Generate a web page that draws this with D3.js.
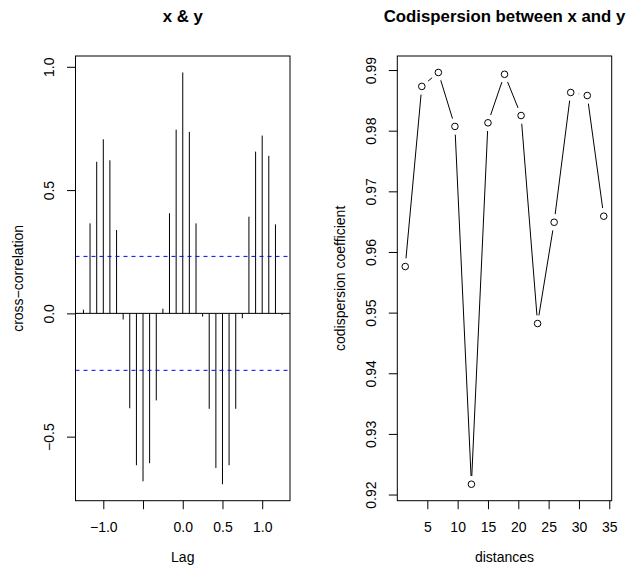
<!DOCTYPE html>
<html>
<head>
<meta charset="utf-8">
<script src="https://cdn.jsdelivr.net/npm/d3@7"></script>
<style>
  body { margin: 0; background: #fff; }
  svg { display: block; font-family: "Liberation Sans", Arial, Helvetica, sans-serif; }
</style>
</head>
<body>
<svg id="chart"></svg>
<script>
// left panel: cross-correlation of x & y (lag in years, monthly series)
const lags = [-1.250, -1.167, -1.083, -1.000, -0.917, -0.833, -0.750, -0.667, -0.583, -0.500,
  -0.417, -0.333, -0.250, -0.167, -0.083, 0.000, 0.083, 0.167, 0.250, 0.333,
  0.417, 0.500, 0.583, 0.667, 0.750, 0.833, 0.917, 1.000, 1.083, 1.167, 1.250];
const ccfValues = [0.015, 0.365, 0.615, 0.706, 0.621, 0.338, -0.025, -0.385, -0.616, -0.681,
  -0.608, -0.353, 0.019, 0.406, 0.745, 0.977, 0.736, 0.365, -0.013, -0.387,
  -0.627, -0.693, -0.616, -0.387, -0.020, 0.392, 0.656, 0.721, 0.639, 0.361, -0.006];
const confLimit = 0.231;
const lagTicks = [-1.0, -0.5, 0.0, 0.5, 1.0];
const lagTickLabels = ['\u22121.0', '', '0.0', '0.5', '1.0'];
const ccfTicks = [-0.5, 0.0, 0.5, 1.0];

// right panel: codispersion coefficient by distance
const distances = [1.36, 4.09, 6.82, 9.55, 12.27, 15.00, 17.73, 20.46, 23.18, 25.91, 28.64, 31.37, 34.09];
const codispersion = [0.9576, 0.9873, 0.9896, 0.9807, 0.9217, 0.9813, 0.9893, 0.9825, 0.9482, 0.9649, 0.9863, 0.9858, 0.9659];
const distTicks = [5, 10, 15, 20, 25, 30, 35];
const codTicks = [0.92, 0.93, 0.94, 0.95, 0.96, 0.97, 0.98, 0.99];

const width = 626, height = 570;
const fontSize = 14;
const tickLen = 8.5;

const svg = d3.select('#chart')
  .attr('width', width)
  .attr('height', height)
  .attr('viewBox', [0, 0, width, height]);

// R style padding of 4% on each side
const padRange = ext => {
  const r = ext[1] - ext[0];
  return [ext[0] - 0.04 * r, ext[1] + 0.04 * r];
};

// box, axes, title and labels of one panel
const drawFrame = (box, xScale, yScale, {
  xTicks, xTickLabels, yTicks, yFormat, title, xLabel, yLabel, yLabelX
}) => {
  const g = svg.append('g');

  // bottom axis
  const xAxis = g.append('g')
    .attr('transform', `translate(0,${box.bottom})`)
    .call(d3.axisBottom(xScale).tickValues(xTicks).tickSize(tickLen).tickSizeOuter(0)
      .tickFormat((d, i) => xTickLabels ? xTickLabels[i] : d));
  xAxis.select('.domain').remove();
  xAxis.selectAll('line').attr('stroke', '#000');
  xAxis.selectAll('text')
    .attr('y', 31).attr('dy', 0)
    .attr('fill', '#000')
    .attr('font-size', fontSize)
    .attr('font-family', null);

  // left axis with rotated labels
  const yAxis = g.append('g')
    .attr('transform', `translate(${box.left},0)`)
    .call(d3.axisLeft(yScale).tickValues(yTicks).tickSize(tickLen).tickSizeOuter(0)
      .tickFormat(yFormat));
  yAxis.select('.domain').remove();
  yAxis.selectAll('line').attr('stroke', '#000');
  yAxis.selectAll('text')
    .attr('x', 0).attr('y', -21.5).attr('dy', 0)
    .attr('transform', 'rotate(-90)')
    .attr('text-anchor', 'middle')
    .attr('fill', '#000')
    .attr('font-size', fontSize)
    .attr('font-family', null);

  // frame
  g.append('rect')
    .attr('x', box.left).attr('y', box.top)
    .attr('width', box.right - box.left).attr('height', box.bottom - box.top)
    .attr('fill', 'none').attr('stroke', '#000');

  const cx = (box.left + box.right) / 2;
  const cy = (box.top + box.bottom) / 2;

  g.append('text')
    .attr('x', cx).attr('y', 22)
    .attr('text-anchor', 'middle')
    .attr('font-weight', 'bold')
    .attr('font-size', 16.8)
    .text(title);

  g.append('text')
    .attr('x', cx).attr('y', 562)
    .attr('text-anchor', 'middle')
    .attr('font-size', fontSize)
    .text(xLabel);

  g.append('text')
    .attr('transform', `translate(${yLabelX},${cy}) rotate(-90)`)
    .attr('text-anchor', 'middle')
    .attr('font-size', fontSize)
    .text(yLabel);
};

//
// Left panel: cross-correlation bars
//
const boxL = { left: 75.5, right: 290, top: 56, bottom: 500.7 };
const xL = d3.scaleLinear(padRange(d3.extent(lags)), [boxL.left, boxL.right]);
const yL = d3.scaleLinear(padRange(d3.extent([...ccfValues, confLimit, -confLimit])), [boxL.bottom, boxL.top]);

const fmt1 = d => d3.format('.1f')(d);

drawFrame(boxL, xL, yL, {
  xTicks: lagTicks,
  xTickLabels: lagTickLabels,
  yTicks: ccfTicks,
  yFormat: fmt1,
  title: 'x & y',
  xLabel: 'Lag',
  yLabel: 'cross\u2212correlation',
  yLabelX: 23
});

// bars
svg.append('g')
  .selectAll('line')
  .data(lags)
  .join('line')
    .attr('x1', d => xL(d))
    .attr('x2', d => xL(d))
    .attr('y1', yL(0))
    .attr('y2', (d, i) => yL(ccfValues[i]))
    .attr('stroke', '#000');

// zero line
svg.append('line')
  .attr('x1', boxL.left).attr('x2', boxL.right)
  .attr('y1', yL(0)).attr('y2', yL(0))
  .attr('stroke', '#000');

// confidence bounds
svg.append('g')
  .selectAll('line')
  .data([confLimit, -confLimit])
  .join('line')
    .attr('x1', boxL.left).attr('x2', boxL.right)
    .attr('y1', d => yL(d)).attr('y2', d => yL(d))
    .attr('stroke', '#0000ff')
    .attr('stroke-dasharray', '4,4');

//
// Right panel: codispersion, type "b"
//
const boxR = { left: 397.3, right: 611.7, top: 56, bottom: 500.7 };
const xR = d3.scaleLinear(padRange(d3.extent(distances)), [boxR.left, boxR.right]);
const yR = d3.scaleLinear(padRange(d3.extent(codispersion)), [boxR.bottom, boxR.top]);

drawFrame(boxR, xR, yR, {
  xTicks: distTicks,
  yTicks: codTicks,
  yFormat: d => d3.format('.2f')(d),
  title: 'Codispersion between x and y',
  xLabel: 'distances',
  yLabel: 'codispersion coefficient',
  yLabelX: 344.8
});

const pts = distances.map((d, i) => [xR(d), yR(codispersion[i])]);
const gap = 8.2;
const segs = [];
for (let i = 0; i < pts.length - 1; i++) {
  const [x0, y0] = pts[i], [x1, y1] = pts[i + 1];
  const len = Math.hypot(x1 - x0, y1 - y0);
  if (len <= 2 * gap) continue;
  const ux = (x1 - x0) / len, uy = (y1 - y0) / len;
  segs.push([x0 + ux * gap, y0 + uy * gap, x1 - ux * gap, y1 - uy * gap]);
}

svg.append('g')
  .selectAll('line')
  .data(segs)
  .join('line')
    .attr('x1', d => d[0]).attr('y1', d => d[1])
    .attr('x2', d => d[2]).attr('y2', d => d[3])
    .attr('stroke', '#000');

svg.append('g')
  .selectAll('circle')
  .data(pts)
  .join('circle')
    .attr('cx', d => d[0])
    .attr('cy', d => d[1])
    .attr('r', 3.3)
    .attr('fill', 'none')
    .attr('stroke', '#000');
</script>
</body>
</html>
○ ○ ○ ○
== THE REQUEST ==
Only lines belong in the copy: transcribe those from the start of the data through the line that contains "const ccfTicks = [-0.5, 0.0, 0.5, 1.0];", and skip the pictures.

== ANSWER TO THE TASK ==
Generate a web page that draws this with D3.js.
<!DOCTYPE html>
<html>
<head>
<meta charset="utf-8">
<script src="https://cdn.jsdelivr.net/npm/d3@7"></script>
<style>
  body { margin: 0; background: #fff; }
  svg { display: block; font-family: "Liberation Sans", Arial, Helvetica, sans-serif; }
</style>
</head>
<body>
<svg id="chart"></svg>
<script>
// left panel: cross-correlation of x & y (lag in years, monthly series)
const lags = [-1.250, -1.167, -1.083, -1.000, -0.917, -0.833, -0.750, -0.667, -0.583, -0.500,
  -0.417, -0.333, -0.250, -0.167, -0.083, 0.000, 0.083, 0.167, 0.250, 0.333,
  0.417, 0.500, 0.583, 0.667, 0.750, 0.833, 0.917, 1.000, 1.083, 1.167, 1.250];
const ccfValues = [0.015, 0.365, 0.615, 0.706, 0.621, 0.338, -0.025, -0.385, -0.616, -0.681,
  -0.608, -0.353, 0.019, 0.406, 0.745, 0.977, 0.736, 0.365, -0.013, -0.387,
  -0.627, -0.693, -0.616, -0.387, -0.020, 0.392, 0.656, 0.721, 0.639, 0.361, -0.006];
const confLimit = 0.231;
const lagTicks = [-1.0, -0.5, 0.0, 0.5, 1.0];
const lagTickLabels = ['\u22121.0', '', '0.0', '0.5', '1.0'];
const ccfTicks = [-0.5, 0.0, 0.5, 1.0];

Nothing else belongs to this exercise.